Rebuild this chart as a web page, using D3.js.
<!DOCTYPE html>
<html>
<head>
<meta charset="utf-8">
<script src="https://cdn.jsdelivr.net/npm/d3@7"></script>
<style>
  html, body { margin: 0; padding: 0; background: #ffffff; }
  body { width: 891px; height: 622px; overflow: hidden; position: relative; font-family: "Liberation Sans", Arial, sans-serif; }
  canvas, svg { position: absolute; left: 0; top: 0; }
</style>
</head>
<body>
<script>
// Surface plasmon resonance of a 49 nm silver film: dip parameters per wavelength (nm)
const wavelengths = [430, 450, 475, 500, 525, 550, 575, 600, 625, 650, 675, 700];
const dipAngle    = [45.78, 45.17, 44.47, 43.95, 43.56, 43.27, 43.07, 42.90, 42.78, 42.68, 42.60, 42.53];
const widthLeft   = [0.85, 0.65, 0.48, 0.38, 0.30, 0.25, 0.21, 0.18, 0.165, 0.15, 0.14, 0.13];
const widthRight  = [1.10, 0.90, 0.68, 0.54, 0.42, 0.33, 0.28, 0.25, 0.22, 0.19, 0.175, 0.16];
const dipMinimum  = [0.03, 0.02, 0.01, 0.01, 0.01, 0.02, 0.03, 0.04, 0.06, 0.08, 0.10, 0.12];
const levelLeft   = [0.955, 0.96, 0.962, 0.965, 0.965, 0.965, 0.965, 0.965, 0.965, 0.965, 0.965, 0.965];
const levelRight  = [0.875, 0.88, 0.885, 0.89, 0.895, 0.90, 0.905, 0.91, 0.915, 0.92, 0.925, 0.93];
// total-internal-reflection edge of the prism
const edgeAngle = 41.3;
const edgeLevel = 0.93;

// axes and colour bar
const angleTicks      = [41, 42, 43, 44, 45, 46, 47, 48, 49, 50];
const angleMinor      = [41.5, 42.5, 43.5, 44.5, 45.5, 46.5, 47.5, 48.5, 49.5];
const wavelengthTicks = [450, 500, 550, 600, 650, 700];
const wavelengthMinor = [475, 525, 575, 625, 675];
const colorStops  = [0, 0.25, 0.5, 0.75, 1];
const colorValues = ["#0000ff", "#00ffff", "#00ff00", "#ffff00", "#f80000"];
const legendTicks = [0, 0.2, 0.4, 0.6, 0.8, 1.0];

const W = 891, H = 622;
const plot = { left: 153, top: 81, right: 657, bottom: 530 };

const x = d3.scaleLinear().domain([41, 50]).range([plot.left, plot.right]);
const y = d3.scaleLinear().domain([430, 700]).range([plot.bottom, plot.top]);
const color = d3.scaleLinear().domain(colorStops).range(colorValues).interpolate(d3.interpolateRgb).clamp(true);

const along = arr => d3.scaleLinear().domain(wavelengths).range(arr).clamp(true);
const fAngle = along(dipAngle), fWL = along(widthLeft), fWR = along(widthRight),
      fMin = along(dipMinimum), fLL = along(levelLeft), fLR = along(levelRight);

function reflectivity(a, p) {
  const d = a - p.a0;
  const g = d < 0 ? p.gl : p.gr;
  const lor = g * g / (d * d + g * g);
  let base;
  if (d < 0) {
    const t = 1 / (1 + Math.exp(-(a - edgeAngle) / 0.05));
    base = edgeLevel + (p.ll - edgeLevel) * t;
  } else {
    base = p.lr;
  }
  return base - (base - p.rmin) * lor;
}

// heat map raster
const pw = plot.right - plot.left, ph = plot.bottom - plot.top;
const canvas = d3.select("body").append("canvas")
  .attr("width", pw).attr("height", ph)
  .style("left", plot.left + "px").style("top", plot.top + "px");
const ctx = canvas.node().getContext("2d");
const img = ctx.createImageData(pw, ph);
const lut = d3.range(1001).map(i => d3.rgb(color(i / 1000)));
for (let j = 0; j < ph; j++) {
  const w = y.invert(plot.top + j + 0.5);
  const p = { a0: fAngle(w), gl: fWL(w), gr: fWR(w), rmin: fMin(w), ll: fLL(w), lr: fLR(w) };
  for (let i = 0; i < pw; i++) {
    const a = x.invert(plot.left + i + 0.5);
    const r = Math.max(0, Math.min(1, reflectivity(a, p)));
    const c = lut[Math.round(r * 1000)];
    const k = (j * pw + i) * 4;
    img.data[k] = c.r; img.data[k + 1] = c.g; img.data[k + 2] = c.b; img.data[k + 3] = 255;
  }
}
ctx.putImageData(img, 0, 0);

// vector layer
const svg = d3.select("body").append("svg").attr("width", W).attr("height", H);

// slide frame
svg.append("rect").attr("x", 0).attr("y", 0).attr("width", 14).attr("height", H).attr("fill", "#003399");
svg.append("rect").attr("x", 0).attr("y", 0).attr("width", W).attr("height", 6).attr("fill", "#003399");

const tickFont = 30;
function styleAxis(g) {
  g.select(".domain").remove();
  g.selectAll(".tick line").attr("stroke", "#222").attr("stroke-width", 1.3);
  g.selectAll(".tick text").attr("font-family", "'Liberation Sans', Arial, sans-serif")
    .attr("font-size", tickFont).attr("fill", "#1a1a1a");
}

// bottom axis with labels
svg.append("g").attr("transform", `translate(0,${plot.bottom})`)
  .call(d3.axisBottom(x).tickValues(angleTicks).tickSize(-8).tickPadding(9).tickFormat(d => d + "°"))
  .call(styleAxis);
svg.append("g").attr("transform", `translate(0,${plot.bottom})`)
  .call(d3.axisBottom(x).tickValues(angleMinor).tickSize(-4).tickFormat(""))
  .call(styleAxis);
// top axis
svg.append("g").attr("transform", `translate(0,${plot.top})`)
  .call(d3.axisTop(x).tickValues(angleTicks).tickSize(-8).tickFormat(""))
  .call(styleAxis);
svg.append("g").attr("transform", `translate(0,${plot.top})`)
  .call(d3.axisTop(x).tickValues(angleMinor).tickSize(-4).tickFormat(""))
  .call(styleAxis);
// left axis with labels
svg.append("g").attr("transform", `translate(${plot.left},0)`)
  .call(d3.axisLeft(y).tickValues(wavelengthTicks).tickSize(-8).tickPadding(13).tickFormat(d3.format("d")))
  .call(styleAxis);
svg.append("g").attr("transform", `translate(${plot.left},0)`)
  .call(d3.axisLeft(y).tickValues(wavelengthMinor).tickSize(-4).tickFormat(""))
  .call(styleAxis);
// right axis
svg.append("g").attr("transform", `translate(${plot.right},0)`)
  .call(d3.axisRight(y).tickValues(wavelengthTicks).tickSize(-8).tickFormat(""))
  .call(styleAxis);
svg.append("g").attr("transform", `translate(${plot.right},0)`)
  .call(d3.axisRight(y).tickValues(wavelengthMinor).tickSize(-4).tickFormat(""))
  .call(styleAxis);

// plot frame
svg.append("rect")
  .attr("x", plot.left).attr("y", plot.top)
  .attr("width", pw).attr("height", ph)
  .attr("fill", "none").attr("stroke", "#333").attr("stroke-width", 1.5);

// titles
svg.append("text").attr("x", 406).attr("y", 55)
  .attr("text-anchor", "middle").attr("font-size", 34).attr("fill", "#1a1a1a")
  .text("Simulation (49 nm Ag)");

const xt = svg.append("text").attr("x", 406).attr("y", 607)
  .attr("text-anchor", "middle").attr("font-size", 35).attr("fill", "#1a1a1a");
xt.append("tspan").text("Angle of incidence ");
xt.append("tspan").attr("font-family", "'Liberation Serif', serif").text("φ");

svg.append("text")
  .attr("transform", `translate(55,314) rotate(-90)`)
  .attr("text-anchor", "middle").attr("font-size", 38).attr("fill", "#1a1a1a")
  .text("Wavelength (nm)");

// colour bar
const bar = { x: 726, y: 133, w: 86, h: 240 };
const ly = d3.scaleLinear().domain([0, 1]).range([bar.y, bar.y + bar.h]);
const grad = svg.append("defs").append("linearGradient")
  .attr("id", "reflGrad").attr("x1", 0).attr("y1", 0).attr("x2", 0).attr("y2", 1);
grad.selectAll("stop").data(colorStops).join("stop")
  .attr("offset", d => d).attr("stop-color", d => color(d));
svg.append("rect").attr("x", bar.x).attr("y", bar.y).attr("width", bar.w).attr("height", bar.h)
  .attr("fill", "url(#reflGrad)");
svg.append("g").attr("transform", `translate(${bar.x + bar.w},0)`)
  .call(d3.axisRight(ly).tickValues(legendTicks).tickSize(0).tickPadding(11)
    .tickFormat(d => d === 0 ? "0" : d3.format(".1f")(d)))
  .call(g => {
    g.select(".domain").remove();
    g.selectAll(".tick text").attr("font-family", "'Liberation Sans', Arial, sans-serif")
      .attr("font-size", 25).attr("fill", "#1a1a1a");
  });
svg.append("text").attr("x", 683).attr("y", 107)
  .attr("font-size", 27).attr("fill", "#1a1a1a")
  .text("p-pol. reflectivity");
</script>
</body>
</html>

-=-=-

- WHAT TO PRODUCE:
Restate, word for word and with nothing added, the lines from the first line of the listing through the one where "const edgeLevel = 0.93;" stands.

- TASK SOLUTION:
Rebuild this chart as a web page, using D3.js.
<!DOCTYPE html>
<html>
<head>
<meta charset="utf-8">
<script src="https://cdn.jsdelivr.net/npm/d3@7"></script>
<style>
  html, body { margin: 0; padding: 0; background: #ffffff; }
  body { width: 891px; height: 622px; overflow: hidden; position: relative; font-family: "Liberation Sans", Arial, sans-serif; }
  canvas, svg { position: absolute; left: 0; top: 0; }
</style>
</head>
<body>
<script>
// Surface plasmon resonance of a 49 nm silver film: dip parameters per wavelength (nm)
const wavelengths = [430, 450, 475, 500, 525, 550, 575, 600, 625, 650, 675, 700];
const dipAngle    = [45.78, 45.17, 44.47, 43.95, 43.56, 43.27, 43.07, 42.90, 42.78, 42.68, 42.60, 42.53];
const widthLeft   = [0.85, 0.65, 0.48, 0.38, 0.30, 0.25, 0.21, 0.18, 0.165, 0.15, 0.14, 0.13];
const widthRight  = [1.10, 0.90, 0.68, 0.54, 0.42, 0.33, 0.28, 0.25, 0.22, 0.19, 0.175, 0.16];
const dipMinimum  = [0.03, 0.02, 0.01, 0.01, 0.01, 0.02, 0.03, 0.04, 0.06, 0.08, 0.10, 0.12];
const levelLeft   = [0.955, 0.96, 0.962, 0.965, 0.965, 0.965, 0.965, 0.965, 0.965, 0.965, 0.965, 0.965];
const levelRight  = [0.875, 0.88, 0.885, 0.89, 0.895, 0.90, 0.905, 0.91, 0.915, 0.92, 0.925, 0.93];
// total-internal-reflection edge of the prism
const edgeAngle = 41.3;
const edgeLevel = 0.93;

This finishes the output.